Planned Block D: Don’t Hold your Breath

“This one is a scene of mindless violence, wrath pinning human against humans. I have encountered many people, including friends, who have no regards for others, only focusing on themselves, sooner leaving companions behind before letting themselves fail. The careless destruction of lives around them. This battlefield is an extremification of the violence I witness at an interpersonal scale, portrayed through the global lens of something seen on the news almost daily. War, death, hunger, destruction, all for the sake of what?

“A burning unfolds in the distance of the shore, a light jab at the religious hatred seen across history and our present. Seeing such an apocalypse is irritating beyond all belief, but what can I do? This is another scene in which I watch without any power to stop it. What can I do to save anyone? What can I do to convince anyone to see past their hatred?

“And at its simplest, that’s what this scene is: hate, taking an extremely gory, yet unfortunately common form. With everything going on across the world: school shootings, wars, terrorism, corruption and racism buried so deep within our most powerful seats of office, I find it baffling that we are able to live our lives normally. I can’t do anything, so I might as well move on, right? A question and solution that I see in this entire series. A horse stands as the primary animal in this piece, a symbol of strength, courage, freedom, and death; a vehicle of war and escapism.”

Remo’s Synopsis

“These four woodblocks create focused portrayals that add to the larger construction of emotions funneled into my main woodblock mural. They tackle specific categories of shameful behaviors, addictive tendencies, apathetic lifestyles, and miserable states of mind. All of which I have seen in others and myself. I attempt to encompass these in my prints, carving them into wood as time capsules. As I take the next steps forward in my life and professional career, I look back on what I truly leave behind, amalgamated with what fears and insecurities that continue to accompany me as I grow away from my home. So much of it feels out of my control.”

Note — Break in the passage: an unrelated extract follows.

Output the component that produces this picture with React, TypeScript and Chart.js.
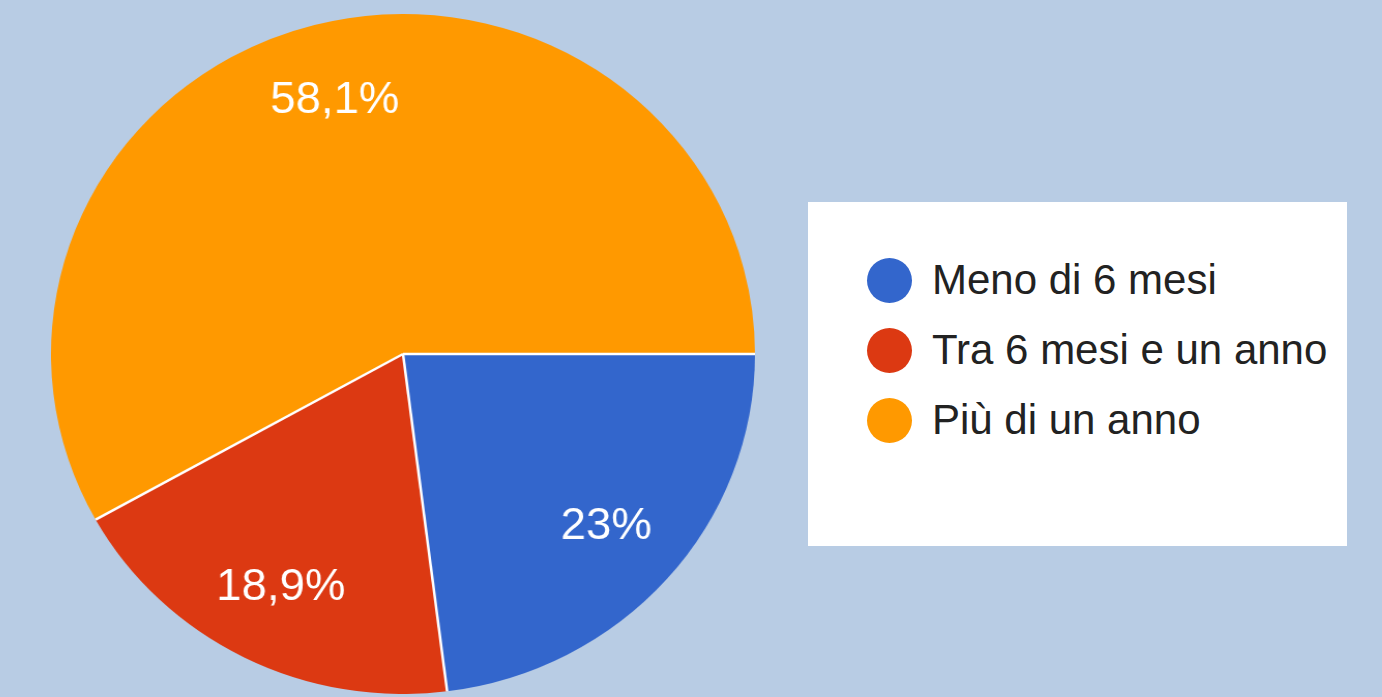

“I attempt to incorporate a moment of impact within each one of these prints: the boom, the car crash, the plane falling, the gun shot. That is my way of saying that all of this chaos already exists all around us. I see it at a grand scale across the world and at a minute scale within my hometown. But in an instant, it feels like everything could fall apart, as if our very society is held by a thin string, waiting for the moment of impact to send us into the apocalypse.”

Art I See Synopsis

Justin Remo writes about his helplessness regarding the beach, the planet and his friends: “I can’t do anything, so I might as well move on right?”  But he hasn’t moved on and he’s isn’t helpless. He’s creating this astonishingly, intensely introspective, visual narrative of his growth and struggles as a person. And if he needs to move on from childhood and early adult friendships based on growing up in New Jersey, then he should.

Ironically, my parents made a number of moves as my father changed jobs during my teen years. So many changes that when I newly arrived in Baltimore County for my senior year in high school, I wasn’t able to make any friends, maybe even didn’t want to make friends. It didn’t seen worth it. I had barely made friends when I spend my sophomore and junior high school years in Clearwater, FL. and then they were gone when we moved north. I’m saying this because I’ve always envied and have been in awe of kids who stayed put through their pre-college years and made lifelong friends. And here is Justin Remo saying so explicitly and with so much despair in words and images that he needs to move on.

I look froward to blogging at the end of his senior year and present how Remo’s three-block woodcut mural comes to fruition.